Aloft Over Africa
The World Bank’s Roza Vasileva coordinates a project helping to foster the continent’s drone ecosystem.
If Africa is to develop, the World Bank estimates, it needs to invest $75 billion in transport infrastructure annually. Drones have the potential to bypass built-in mobility deficiencies and enable new applications, so the
Bank has convened partners to organize the Africa Drone Forum (ADF).
“Almost 20 development partners and African grassroots organizations are involved, fostering a drone ecosystem in Africa,” says Roza Vasileva ’13 MPA/IR. As a data innovations consultant for the Bank, she coordinates ADF—a juggling act
involving project management, budgeting, donor and partner coordination, and event logistics.
While at Maxwell, focusing on open data as a key to economic growth and good governance, Vasileva landed an internship, then job, at the World Bank. She worked on open government data projects in many countries before moving into her current duties.
The ADF symposium occurred in February, in Kigali, Rwanda, followed by drone flying competitions at Lake Kivu—all organized by Vasileva and her team.
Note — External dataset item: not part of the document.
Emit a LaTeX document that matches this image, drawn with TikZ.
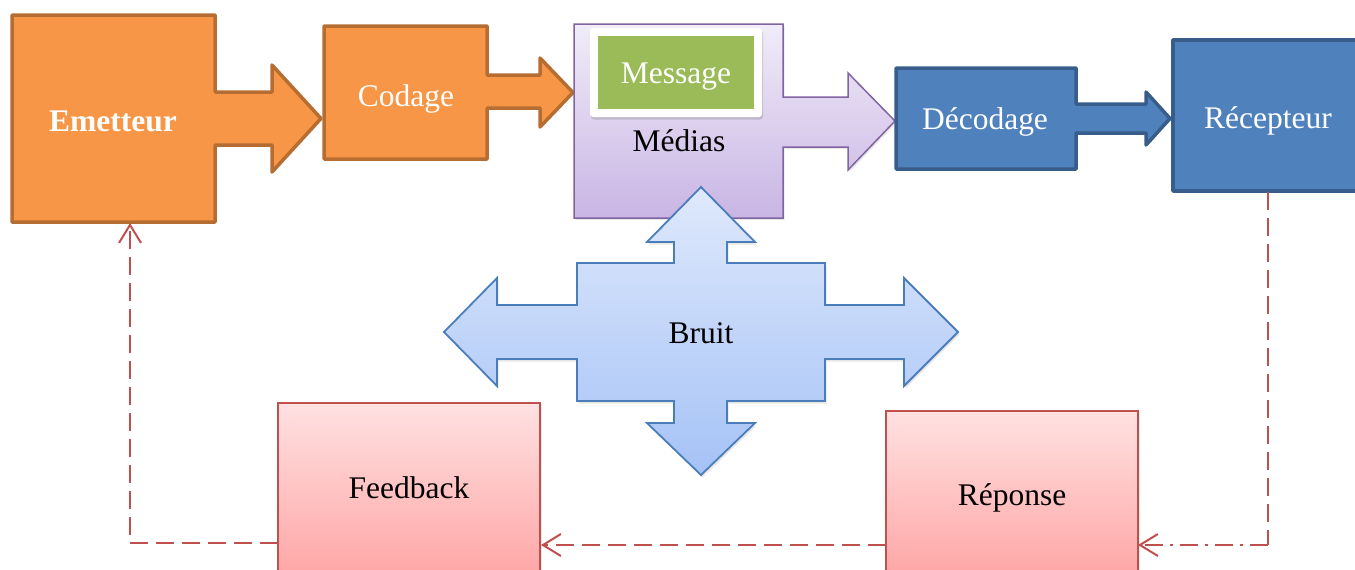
\documentclass[tikz,border=0pt]{standalone}
\usepackage{fontspec}
\setmainfont{Liberation Serif}
\usetikzlibrary{arrows.meta,shadows}

\definecolor{orfill}{HTML}{F79646}
\definecolor{ordraw}{HTML}{B66D31}
\definecolor{purtop}{HTML}{F0ECF8}
\definecolor{purbot}{HTML}{C9B5E4}
\definecolor{purdraw}{HTML}{8064A2}
\definecolor{msggreen}{HTML}{9BBB59}
\definecolor{blfill}{HTML}{4F81BD}
\definecolor{bldraw}{HTML}{385D8A}
\definecolor{brtop}{HTML}{DFE9FC}
\definecolor{brbot}{HTML}{A5C2F6}
\definecolor{brdraw}{HTML}{4A7EBB}
\definecolor{pktop}{HTML}{FFE1E1}
\definecolor{pkbot}{HTML}{FF9F9F}
\definecolor{pkdraw}{HTML}{C0504D}
\definecolor{fbred}{HTML}{C0504D}

\tikzset{
  txt/.style={anchor=base, inner sep=0pt, font=\fontsize{31.5}{36}\selectfont},
  orangeblk/.style={fill=orfill, draw=ordraw, line width=3.5pt, line join=round},
  blueblk/.style={fill=blfill, draw=bldraw, line width=3.5pt, line join=round},
  purpleblk/.style={top color=purtop, bottom color=purbot, draw=purdraw, line width=1.5pt,
    drop shadow={shadow xshift=1.5pt, shadow yshift=-2pt, opacity=0.18}},
  noiseblk/.style={top color=brtop, bottom color=brbot, draw=brdraw, line width=1.8pt,
    drop shadow={shadow xshift=1.5pt, shadow yshift=-2.5pt, opacity=0.2}},
  pinkbox/.style={rectangle, inner sep=0pt, top color=pktop, bottom color=pkbot, draw=pkdraw,
    line width=1.5pt, drop shadow={shadow xshift=2pt, shadow yshift=-1pt, opacity=0.18}},
  fbline/.style={draw=fbred, line width=2pt, dash pattern=on 18pt off 8pt},
  fbdashdot/.style={draw=fbred, line width=2pt, dash pattern=on 18pt off 7pt on 3pt off 7pt},
  barb/.style={-{Straight Barb[length=18pt,width=22pt,line width=2pt]}}
}

\begin{document}
\begin{tikzpicture}[x=1pt,y=-1pt]
\useasboundingbox (0,0) rectangle (1355,570);
\clip (0,0) rectangle (1355,570);

% Emetteur with its outgoing arrow
\draw[orangeblk] (12,15) -- (215,15) -- (215,92) -- (272,92) -- (272,65) -- (321,118.5)
  -- (272,172) -- (272,145) -- (215,145) -- (215,222) -- (12,222) -- cycle;
\node[txt, text=white, font=\fontsize{31.5}{36}\selectfont\bfseries] (emetteur) at (113,131) {Emetteur};
\coordinate (em-s) at (130,223);

% Codage
\draw[orangeblk] (324,26) -- (487,26) -- (487,75) -- (540,75) -- (540,58) -- (573,92.5)
  -- (540,127) -- (540,108) -- (487,108) -- (487,159) -- (324,159) -- cycle;
\node[txt, text=white] (codage) at (406,106) {Codage};

% Medias with the message inside
\draw[purpleblk] (574,24) -- (783,24) -- (783,97) -- (848,97) -- (848,73) -- (895,121)
  -- (848,170) -- (848,147) -- (783,147) -- (783,218) -- (574,218) -- cycle;
\draw[fill=white, draw=none, rounded corners=3pt,
  drop shadow={shadow xshift=1pt, shadow yshift=-2.5pt, opacity=0.3}] (590,28) rectangle (762,117);
\fill[msggreen] (598,36) rectangle (754,109);
\node[txt, text=white] (message) at (676,83) {Message};
\node[txt] (medias) at (679,151) {Médias};

% Decodage
\draw[blueblk] (896,68) -- (1076,68) -- (1076,104) -- (1146,104) -- (1146,92) -- (1170,118.5)
  -- (1146,145) -- (1146,133) -- (1076,133) -- (1076,169) -- (896,169) -- cycle;
\node[txt, text=white] (decodage) at (985,129) {Décodage};

% Recepteur
\draw[blueblk] (1173,40) rectangle (1370,191);
\node[txt, text=white] (recepteur) at (1268,128) {Récepteur};
\coordinate (rec-s) at (1268,192);

% Bruit: four-way arrow
\draw[noiseblk, line join=miter] (701,187) -- (755,242) -- (727,242) -- (727,263) -- (825,263)
  -- (825,305) -- (904,305) -- (904,278) -- (958,332) -- (904,386) -- (904,359)
  -- (825,359) -- (825,401) -- (727,401) -- (727,423) -- (755,423) -- (701,475)
  -- (647,423) -- (674,423) -- (674,401) -- (577,401) -- (577,359) -- (497,359)
  -- (497,386) -- (444,332) -- (497,278) -- (497,305) -- (577,305) -- (577,263)
  -- (674,263) -- (674,242) -- (647,242) -- cycle;
\node[txt] (bruit) at (701,343) {Bruit};

% Feedback and Reponse
\node[pinkbox, minimum width=262pt, minimum height=192pt] (feedback) at (409,499) {};
\node[txt] (feedback-t) at (409,498) {Feedback};
\node[pinkbox, minimum width=252pt, minimum height=184pt] (reponse) at (1012,503) {};
\node[txt] (reponse-t) at (1012,505) {Réponse};

% Feedback loop
\coordinate (rec-corner) at (1268,545);
\coordinate (rep-e) at (1138,545);
\coordinate (rep-w) at (886,545);
\coordinate (fb-e) at (541,545);
\coordinate (fb-w) at (278,543);
\coordinate (em-corner) at (130,543);

\draw[fbline] (rec-s) -- (rec-corner);
\draw[fbdashdot, barb] (rec-corner) -- (rep-e);
\draw[fbline, barb] (rep-w) -- (fb-e);
\draw[fbline, barb] (fb-w) -- (em-corner) -- (em-s);
\end{tikzpicture}
\end{document}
Activities ranged from policy discussions to live drone demonstrations. The bamboo drone above, for example,
was flown by a Tanzanian team for an audience of civil aviation authorities from 26 African countries, who discussed harmonizing drone regulations across Africa. “It serves a Maxwell-nurtured idea that digital technologies provide a range of tools
for countries with emerging economies to boost growth,” Vasileva says. “I’m passionate about this topic.”